▶ **SET TASK**: Read the entries below and pull out each line with the string "script".

▶ **MATERIAL**:
■ ■ ■ ■
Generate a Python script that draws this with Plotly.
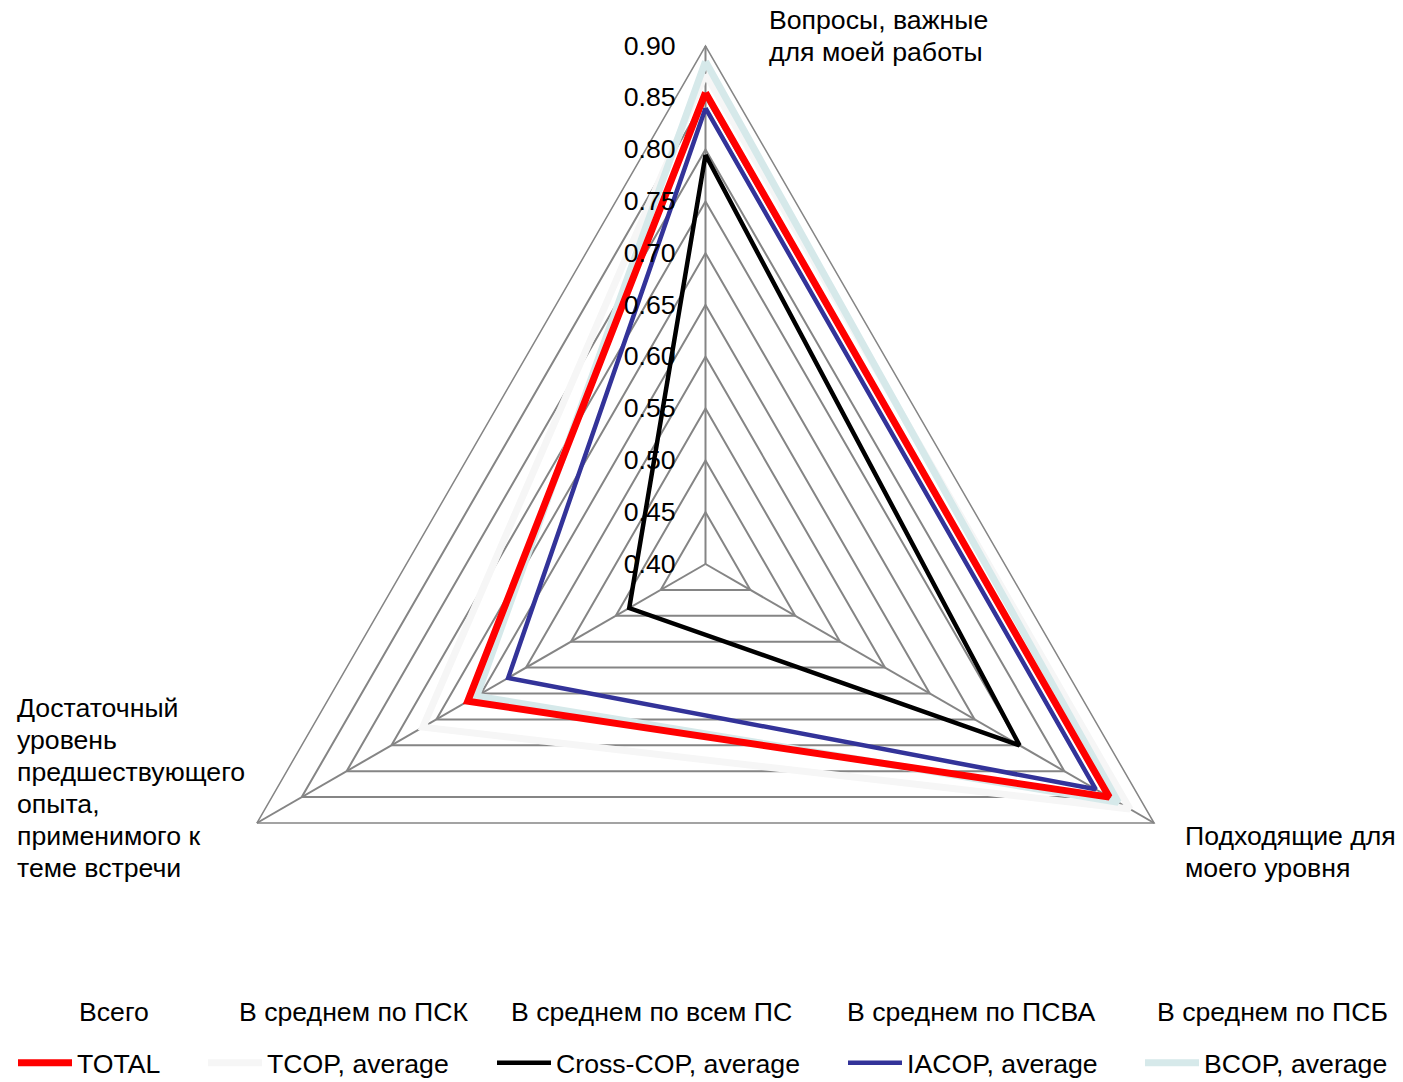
import plotly.graph_objects as go

# Axis categories (clockwise from the top) and their display lines
categories = [
    "Вопросы, важные для моей работы",
    "Подходящие для моего уровня",
    "Достаточный уровень предшествующего опыта, применимого к теме встречи",
]
category_lines = [
    ["Вопросы, важные", "для моей работы"],
    ["Подходящие для", "моего уровня"],
    ["Достаточный", "уровень", "предшествующего", "опыта,", "применимого к", "теме встречи"],
]

# Series values, in the same category order
total = [0.855, 0.850, 0.665]
tcop = [0.873, 0.873, 0.715]
cross_cop = [0.795, 0.750, 0.485]
iacop = [0.840, 0.835, 0.620]
bcop = [0.885, 0.860, 0.655]

series_names = ["TOTAL", "TCOP, average", "Cross-COP, average", "IACOP, average", "BCOP, average"]
group_titles = ["Всего", "В среднем по ПСК", "В среднем по всем ПС", "В среднем по ПСВА", "В среднем по ПСБ"]

radial_ticks = [0.40, 0.45, 0.50, 0.55, 0.60, 0.65, 0.70, 0.75, 0.80, 0.85, 0.90]

W, H = 1403, 1082
FONT = "Liberation Sans, Arial, sans-serif"
FS = 26.67
GRID = "#858585"

styles = {
    "TOTAL": dict(color="#FF0000", width=7),
    "TCOP, average": dict(color="#F6F6F6", width=7),
    "Cross-COP, average": dict(color="#000000", width=4.5),
    "IACOP, average": dict(color="#333399", width=4.5),
    "BCOP, average": dict(color="#D6E9EA", width=7),
}
values = {
    "TOTAL": total,
    "TCOP, average": tcop,
    "Cross-COP, average": cross_cop,
    "IACOP, average": iacop,
    "BCOP, average": bcop,
}
legend_ids = ["legend", "legend2", "legend3", "legend4", "legend5"]

fig = go.Figure()

# back-to-front drawing order
draw_order = ["TCOP, average", "BCOP, average", "TOTAL", "IACOP, average", "Cross-COP, average"]
for name in draw_order:
    idx = series_names.index(name)
    r = values[name]
    fig.add_trace(go.Scatterpolar(
        r=r + [r[0]],
        theta=categories + [categories[0]],
        mode="lines",
        name=name,
        line=dict(color=styles[name]["color"], width=styles[name]["width"]),
        legend=legend_ids[idx],
        showlegend=True,
        hoverinfo="skip",
        subplot="polar",
    ))

# empty trace so the overlay subplot (tick labels drawn above the series) is created
fig.add_trace(go.Scatterpolar(
    r=[None], theta=[categories[0]], mode="lines", showlegend=False,
    hoverinfo="skip", subplot="polar2",
))

# polar placement
cx, cy, R = 705.5, 564.0, 518.0
domain = dict(x=[(cx - R) / W, (cx + R) / W], y=[1 - (cy + R) / H, 1 - (cy - R) / H])

radial_common = dict(
    range=[radial_ticks[0], radial_ticks[-1]],
    tickvals=radial_ticks,
    ticktext=[f"{v:.2f}" for v in radial_ticks],
    angle=90,
    side="counterclockwise",
    tickangle=90,
    showline=False,
    ticks="outside",
    ticklen=20,
    tickcolor="rgba(0,0,0,0)",
    tickfont=dict(family=FONT, size=FS, color="black"),
)

fig.update_layout(
    width=W, height=H,
    showlegend=True,
    margin=dict(l=0, r=0, t=0, b=0, autoexpand=False),
    paper_bgcolor="white",
    plot_bgcolor="white",
    font=dict(family=FONT, size=FS, color="black"),
    polar=dict(
        domain=domain,
        gridshape="linear",
        bgcolor="white",
        radialaxis=dict(
            **radial_common,
            showticklabels=False,
            gridcolor=GRID,
            gridwidth=1.5,
            layer="below traces",
        ),
        angularaxis=dict(
            direction="clockwise",
            rotation=90,
            showticklabels=False,
            ticks="",
            showline=True,
            linecolor=GRID,
            linewidth=1.5,
            gridcolor=GRID,
            gridwidth=1.5,
            layer="below traces",
        ),
    ),
    polar2=dict(
        domain=domain,
        gridshape="linear",
        bgcolor="rgba(0,0,0,0)",
        radialaxis=dict(
            **radial_common,
            showgrid=False,
            layer="above traces",
        ),
        angularaxis=dict(
            direction="clockwise",
            rotation=90,
            categoryarray=categories,
            type="category",
            showticklabels=False,
            ticks="",
            showline=False,
            showgrid=False,
        ),
    ),
)

# one single-item legend per series, each under its own group heading
line_starts = [18, 208, 497, 848, 1145]
title_centers = [114, 353, 651, 971, 1272]
for i, lid in enumerate(legend_ids):
    fig.update_layout({lid: dict(
        x=(line_starts[i] - 5) / W, xanchor="left",
        y=19 / H, yanchor="middle",
        orientation="h",
        bgcolor="rgba(0,0,0,0)",
        borderwidth=0,
        itemwidth=54,
        font=dict(family=FONT, size=FS, color="black"),
    )})
    fig.add_annotation(
        x=title_centers[i] / W, y=1 - 1012 / H, xref="paper", yref="paper",
        text=group_titles[i], showarrow=False, xanchor="center", yanchor="middle",
        font=dict(family=FONT, size=FS, color="black"),
    )

# category labels beside the triangle vertices (left x, first line centre y)
label_pos = [(767, 20), (1183, 836), (15, 708)]
line_step = 32
for (lx, ly), lines in zip(label_pos, category_lines):
    for k, txt in enumerate(lines):
        fig.add_annotation(
            x=lx / W, y=1 - (ly + k * line_step) / H, xref="paper", yref="paper",
            text=txt, showarrow=False, xanchor="left", yanchor="middle", align="left",
            font=dict(family=FONT, size=FS, color="black"),
        )

fig.write_html("out.html")
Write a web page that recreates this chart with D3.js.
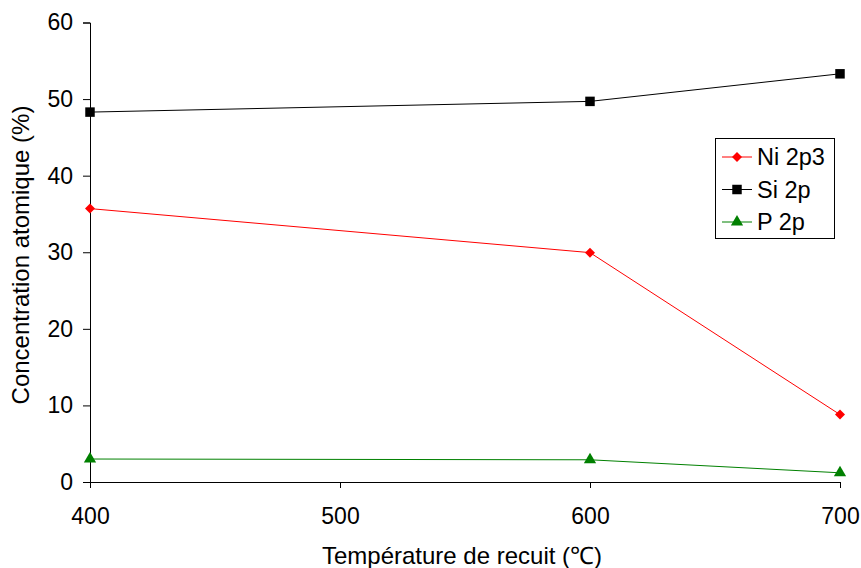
<!DOCTYPE html>
<html><head><meta charset="utf-8">
<script src="https://cdn.jsdelivr.net/npm/d3@7"></script>
<style>body{margin:0;background:#fff}svg{display:block;font-family:"Liberation Sans",Arial,sans-serif}</style>
</head><body><svg id="c" width="861" height="568"></svg>
<script>
const temps = [400, 600, 700];
const ni = [35.7, 29.95, 8.8];
const si = [48.3, 49.7, 53.3];
const p = [3.0, 2.9, 1.2];
const xTicks = [400, 500, 600, 700];
const yTicks = [0, 10, 20, 30, 40, 50, 60];
const seriesNames = ["Ni 2p3", "Si 2p", "P 2p"];

const svg = d3.select("#c");
const x = d3.scaleLinear().domain([400, 700]).range([90, 840]);
const y = d3.scaleLinear().domain([0, 60]).range([482, 22.5]);

const series = [
  {name: seriesNames[0], vals: ni, color: "#ff0000", sym: d3.symbolSquare, size: 50, rot: 45},
  {name: seriesNames[1], vals: si, color: "#000000", sym: d3.symbolSquare, size: 90, rot: 0},
  {name: seriesNames[2], vals: p, color: "#008000", sym: d3.symbolTriangle, size: 65, rot: 0}
];

const xa = svg.append("g").attr("transform", "translate(0,482)")
  .call(d3.axisBottom(x).tickValues(xTicks).tickSize(6).tickPadding(20).tickFormat(d3.format("d")));
const ya = svg.append("g").attr("transform", "translate(90,0)")
  .call(d3.axisLeft(y).tickValues(yTicks).tickSize(7).tickPadding(10).tickFormat(d3.format("d")));
[xa, ya].forEach(a => {
  a.select(".domain").attr("stroke", "#000");
  a.selectAll(".tick line").attr("stroke", "#000");
  a.selectAll("text").attr("font-size", 23).attr("fill", "#000")
    .attr("font-family", "'Liberation Sans', Arial, sans-serif");
});
svg.append("line").attr("x1", 83).attr("x2", 90).attr("y1", 482.5).attr("y2", 482.5).attr("stroke", "#000");

const line = d3.line().x((d, i) => x(temps[i])).y(d => y(d));
series.forEach(s => {
  svg.append("path").datum(s.vals).attr("d", line).attr("fill", "none")
    .attr("stroke", s.color).attr("stroke-width", 1);
  svg.selectAll(null).data(s.vals).enter().append("path")
    .attr("d", d3.symbol().type(s.sym).size(s.size))
    .attr("transform", (d, i) => `translate(${x(temps[i])},${y(d)}) rotate(${s.rot})`)
    .attr("fill", s.color);
});

svg.append("text").attr("x", 462).attr("y", 564).attr("text-anchor", "middle")
  .attr("font-size", 24).text("Température de recuit (℃)");
svg.append("text").attr("transform", "translate(29,255) rotate(-90)").attr("text-anchor", "middle")
  .attr("font-size", 24).text("Concentration atomique (%)");

const lg = svg.append("g");
lg.append("rect").attr("x", 715.5).attr("y", 138.5).attr("width", 119).attr("height", 100)
  .attr("fill", "#fff").attr("stroke", "#000");
series.forEach((s, i) => {
  const yy = 157 + i * 32.5;
  lg.append("line").attr("x1", 722).attr("x2", 752).attr("y1", yy).attr("y2", yy)
    .attr("stroke", s.color);
  lg.append("path").attr("d", d3.symbol().type(s.sym).size(s.size))
    .attr("transform", `translate(737,${yy}) rotate(${s.rot})`).attr("fill", s.color);
  lg.append("text").attr("x", 757).attr("y", yy + 8).attr("font-size", 23.5).text(s.name);
});
</script></body></html>
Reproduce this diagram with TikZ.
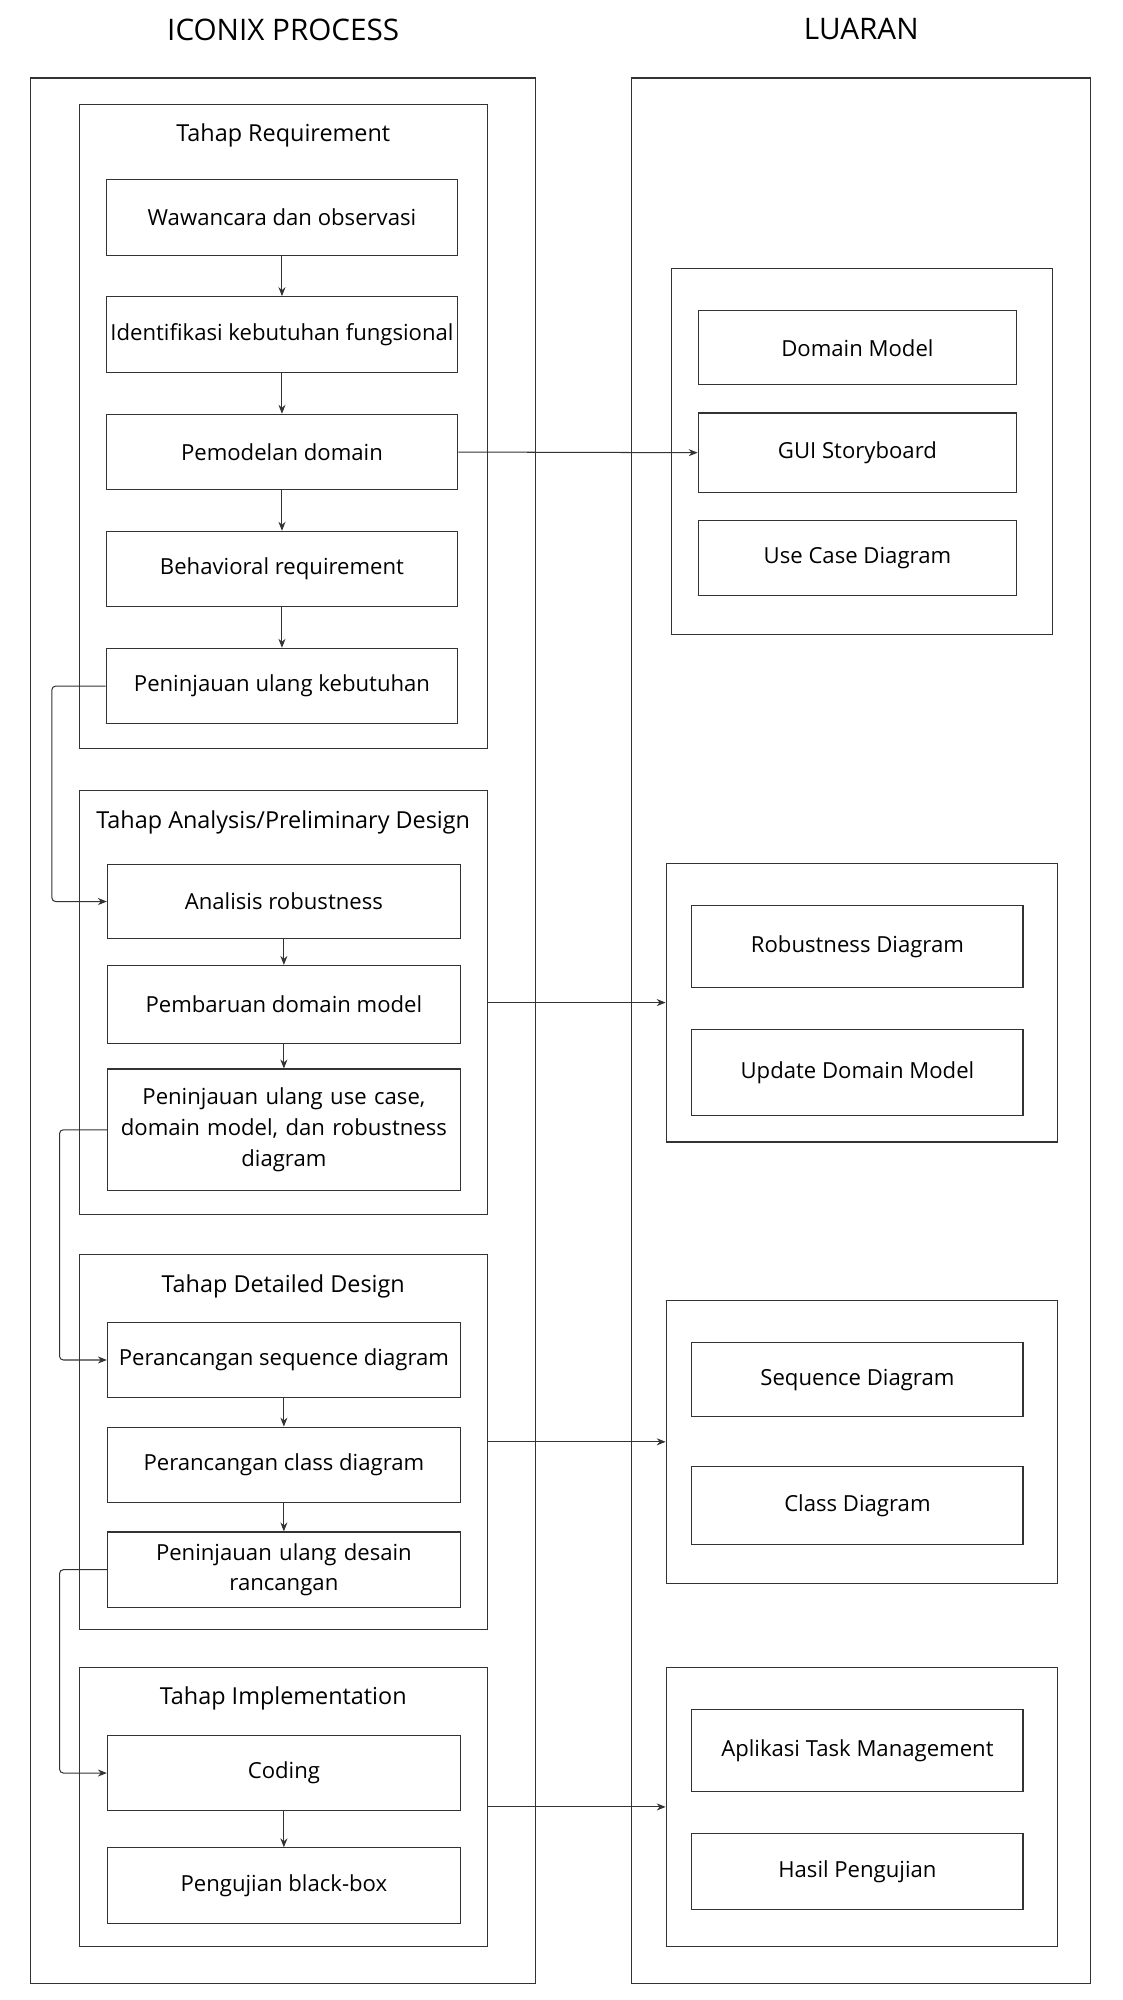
\documentclass[tikz,border=0pt]{standalone}
\usepackage{fontspec}
\setmainfont{Open Sans}
\usetikzlibrary{arrows.meta}
\definecolor{ln}{HTML}{333333}
\begin{document}
\begin{tikzpicture}[x=1pt,y=-1pt,
  frame/.style={draw=ln,line width=0.9pt,rectangle,inner sep=0pt},
  box/.style={frame,font=\fontsize{17.3}{24}\selectfont,align=center},
  gtitle/.style={font=\fontsize{18.3}{22}\selectfont,inner sep=0pt},
  mtitle/.style={font=\fontsize{23.2}{28}\selectfont,inner sep=0pt},
  arr/.style={draw=ln,line width=0.8pt,-{Stealth[length=7pt,width=5.5pt]}}]
\useasboundingbox (0,0) rectangle (878,1564);
% titles
\node[mtitle] (t1) at (221.5,23) {ICONIX PROCESS};
\node[mtitle] (t2) at (673.5,23) {LUARAN};
% outer frames
\node[frame,minimum width=395pt,minimum height=1490pt] (L) at (221.5,806) {};
\node[frame,minimum width=359pt,minimum height=1490pt] (R) at (673.5,806) {};
% groups left
\node[frame,minimum width=319pt,minimum height=503pt] (gR) at (221.5,333.5) {};
\node[gtitle] (gRt) at (221.5,106) {Tahap Requirement};
\node[frame,minimum width=319pt,minimum height=332pt] (gA) at (221.5,784) {};
\node[gtitle] (gAt) at (221.5,643) {Tahap Analysis/Preliminary Design};
\node[frame,minimum width=319pt,minimum height=293pt] (gD) at (221.5,1127.5) {};
\node[gtitle] (gDt) at (221.5,1006) {Tahap Detailed Design};
\node[frame,minimum width=319pt,minimum height=218pt] (gI) at (221.5,1413) {};
\node[gtitle] (gIt) at (221.5,1328) {Tahap Implementation};
% requirement boxes
\node[box,minimum width=275pt,minimum height=59pt] (b1) at (220.5,170) {Wawancara dan observasi};
\node[box,minimum width=275pt,minimum height=59pt] (b2) at (220.5,261.5) {Identifikasi kebutuhan fungsional};
\node[box,minimum width=275pt,minimum height=59pt] (b3) at (220.5,353.5) {Pemodelan domain};
\node[box,minimum width=275pt,minimum height=59pt] (b4) at (220.5,445) {Behavioral requirement};
\node[box,minimum width=275pt,minimum height=59pt] (b5) at (220.5,536.5) {Peninjauan ulang kebutuhan};
% analysis boxes
\node[box,minimum width=276pt,minimum height=58pt] (a1) at (222,705) {Analisis robustness};
\node[box,minimum width=276pt,minimum height=61pt] (a2) at (222,785.5) {Pembaruan domain model};
\node[box,minimum width=276pt,minimum height=95pt,text width=266pt] (a3) at (222,883.5) {Peninjauan ulang use case,\\domain model, dan robustness\\diagram};
% detailed boxes
\node[box,minimum width=276pt,minimum height=59pt] (d1) at (222,1063.5) {Perancangan sequence diagram};
\node[box,minimum width=276pt,minimum height=59pt] (d2) at (222,1145.5) {Perancangan class diagram};
\node[box,minimum width=276pt,minimum height=59pt,text width=266pt] (d3) at (222,1227.5) {Peninjauan ulang desain\\rancangan};
% implementation boxes
\node[box,minimum width=276pt,minimum height=59pt] (i1) at (222,1386.5) {Coding};
\node[box,minimum width=276pt,minimum height=59pt] (i2) at (222,1474.5) {Pengujian black-box};
% right groups
\node[frame,minimum width=298pt,minimum height=286pt] (o1) at (674,353) {};
\node[box,minimum width=249pt,minimum height=58pt] (o11) at (670.5,272) {Domain Model};
\node[box,minimum width=249pt,minimum height=62pt] (o12) at (670.5,354) {GUI Storyboard};
\node[box,minimum width=249pt,minimum height=59pt] (o13) at (670.5,436.5) {Use Case Diagram};
\node[frame,minimum width=306pt,minimum height=218pt] (o2) at (674,784) {};
\node[box,minimum width=259pt,minimum height=64pt] (o21) at (670.5,740) {Robustness Diagram};
\node[box,minimum width=259pt,minimum height=67pt] (o22) at (670.5,838.5) {Update Domain Model};
\node[frame,minimum width=306pt,minimum height=221pt] (o3) at (674,1127.5) {};
\node[box,minimum width=259pt,minimum height=58pt] (o31) at (670.5,1079) {Sequence Diagram};
\node[box,minimum width=259pt,minimum height=61pt] (o32) at (670.5,1177.5) {Class Diagram};
\node[frame,minimum width=306pt,minimum height=218pt] (o4) at (674,1413) {};
\node[box,minimum width=259pt,minimum height=64pt] (o41) at (670.5,1369) {Aplikasi Task Management};
\node[box,minimum width=259pt,minimum height=59pt] (o42) at (670.5,1463.5) {Hasil Pengujian};
% vertical arrows
\draw[arr] (b1) -- (b2);
\draw[arr] (b2) -- (b3);
\draw[arr] (b3) -- (b4);
\draw[arr] (b4) -- (b5);
\draw[arr] (a1) -- (a2);
\draw[arr] (a2) -- (a3);
\draw[arr] (d1) -- (d2);
\draw[arr] (d2) -- (d3);
\draw[arr] (i1) -- (i2);
% loop arrows
\draw[arr,rounded corners=3pt] (b5.west) -- ++(-42,0) |- (a1.west);
\draw[arr,rounded corners=3pt] (a3.west) -- ++(-37,0) |- (d1.west);
\draw[arr,rounded corners=3pt] (d3.west) -- ++(-37,0) |- (i1.west);
% outputs
\draw[arr] (b3.east) -- (o12.west);
\draw[arr] (gA.east) -- (o2.west);
\draw[arr] (gD.east) -- (o3.west);
\draw[arr] (gI.east) -- (o4.west);
\end{tikzpicture}
\end{document}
■ ■ ■ ■
▶ **RESPONSE TO THIS TASK**:
Generate a Python script that draws this with Plotly.
<script src="https://cdn.jsdelivr.net/npm/d3@7"></script>
<script>
</script></body></html>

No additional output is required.